Tánaiste Micheál Martin has also welcomed the DUP’s decision. 


Donaldson announced his conditional support for a Stormont return at post-1am press conference in Co Down.

That came after he had secured what he said was the “decisive” backing of the 130-strong party executive during a five-hour meeting last night.

He said DUP party officers – a key 12-strong decision-making body – had also “mandated” him to move forward on the basis he was proposing.

protesters-outside-larchfield-estate-where-the-dup-are-holding-a-private-party-meeting-they-are-calling-for-the-dup-not-to-go-back-into-stormont-until-the-irish-sea-border-is-removed-picture-date-m Protesters outside Larchfield Estate where the DUP were holding the private party meeting Alamy Stock Photo Alamy Stock Photo

The DUP’s last ditch attempt to reach a consensus was somewhat undermined by loyalist activist Jamie Bryson live tweeting the entire meeting, with an apparent source feeding him information on what was being said in the room. 
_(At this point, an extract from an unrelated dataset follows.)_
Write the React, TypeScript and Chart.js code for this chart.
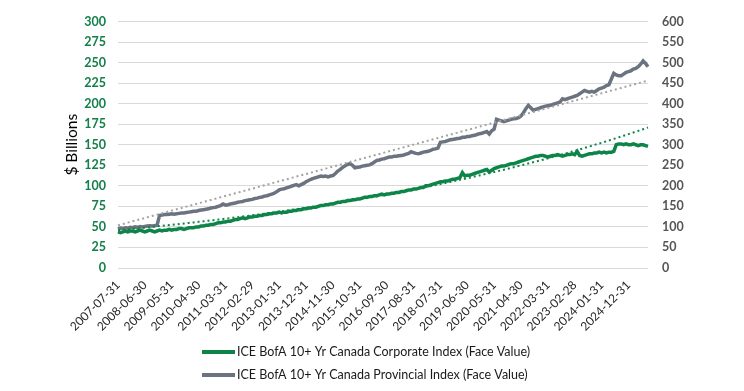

Support for the deal is not unanimous within the DUP and several senior figures remain fiercely opposed to the proposed agreement to restore powersharing.

Asked about the potential for dissent within the party, Donaldson added: “I am confident that all members of the party will accept what was a decisive move by the party executive.”

Around 50 loyalist and unionist protesters assembled outside last night’s meeting at the Larchfield estate in Co Down, many carrying posters and banners warning against a DUP “sellout”.